For notification pools the pool identifier is supplied by the
notification listener when it subscribes.  The value of any pool id
is
not known beforehand by the notifier, which is important because pool
ids can be dynamically created by the listeners.  And in many cases
pool ids are not even used.
So notifications are always published to a non-pooled queue.  If
there
are pooled subscriptions we rely on the broker to do the fanout.
This means that the application should always have at least one
non-pooled listener for the topic, since any events that may be
published _before_ the listeners are established will be stored on a
non-pooled queue.
From what I observer any message published _before_ or _after_ pool
listeners are established are stored on the non-pooled queue.
True that.  Even if listeners are established before a notification is
issued the notifier still doesn't know that and blindly creates a non
pooled queue just in case there aren't any listeners.

Not intuitive I agree.
...
...
The documentation doesn't make that clear AFAIKT - that needs to be
fixed.
I agree with your conclusion here. This is not clear in the
documentation. And it should be updated to reflect the requirement of
at least one non-pool listener to consume the non-pooled queue.
+1 I can do that.
...
...
...
The second issue, each instance of the agent uses it's own pool to
ensure all agents are notified about the existance of peer-agents.
The
pools use a uuid that is generated at startup (and re-generated on
restart, stop/start etc). In the case where
`[oslo_messaging_rabbit]/amqp_auto_delete = false` in neutron
config
these uuid queues are not automatically removed. So after a restart
of
the ironic-neutron-agent the queue with the old UUID is left in the
message broker without no consumers, growing ...
I intend to push patches to fix both issues.
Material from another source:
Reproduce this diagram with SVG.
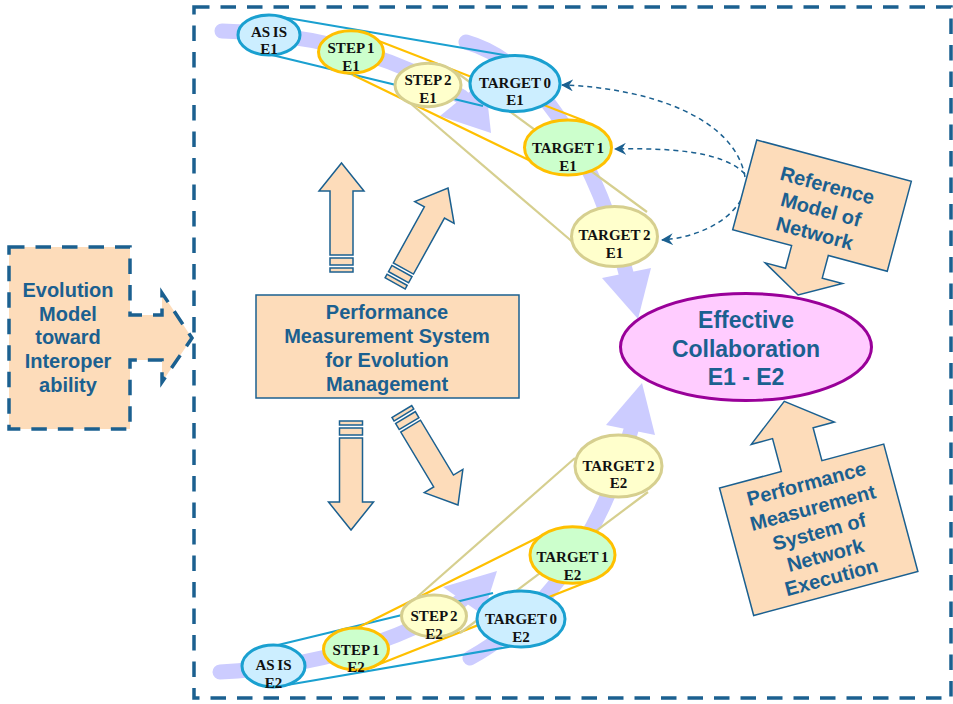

As a workaround (or
the
permanent solution) will create another listener consuming the
notifications without a pool. This should fix the first issue.
Second change will set amqp_auto_delete for these specific queues
to
'true' no matter. What I'm currently stuck on here is that I need
to
change the control_exchange for the transport. According to
oslo.messaging documentation it should be possible to override the
control_exchange in the transport_url[3]. The idea is to set
amqp_auto_delete and a ironic-neutron-agent specific exchange on
the
url when setting up the transport for notifications, but so far I
belive the doc string on the control_exchange option is wrong.
Yes the doc string is wrong - you can override the default
control_exchange via the Target's exchange field:
https://git.openstack.org/cgit/openstack/oslo.messaging/tree/oslo_messaging/...
...
At least that's the intent...
... however the Notifier API does not take a Target, it takes a list
of topic _strings_:
https://git.openstack.org/cgit/openstack/oslo.messaging/tree/oslo_messaging/...
...
Which seems wrong, especially since the notification Listener
subscribes to a list of Targets:
https://git.openstack.org/cgit/openstack/oslo.messaging/tree/oslo_messaging/...
...
I've opened a bug for this and will provide a patch for review
shortly:
https://bugs.launchpad.net/oslo.messaging/+bug/1814797
Thanks, this makes sense.
I've hacked in the ability to override the default exchange for
notifiers, but I don't think it would help in your case.  In rabbitmq
exchange and queue names are scoped independently.  This means that if
you have an exchange named "openstack' and another named 'my-exchange'
but use the same topic (say 'foo') you end up with a single instance
of queue 'foo' bound to both exchanges.  IOW declaring one listener on
exchange=openstack and topic=foo, and another listener on
exchange=my-exchange and topic=foo they will compete for messages
because they are consuming from the same queue (foo).  So if your
intent is to partition notification traffic you'd still need unique
topics as well.
...
One question, in target I can see that there is the 'fanout' parameter.
https://git.openstack.org/cgit/openstack/oslo.messaging/tree/oslo_messaging/...
""" Clients may request that a copy of the message be delivered to all
servers listening on a topic by setting fanout to ``True``, rather than
just one of them. """
In my usecase I actually want exactly that. So once your patch lands I
can drop the use of pools and just set fanout=true on the target
instead?
The 'fanout' attribute is only used with RPC messaging, not Notifications.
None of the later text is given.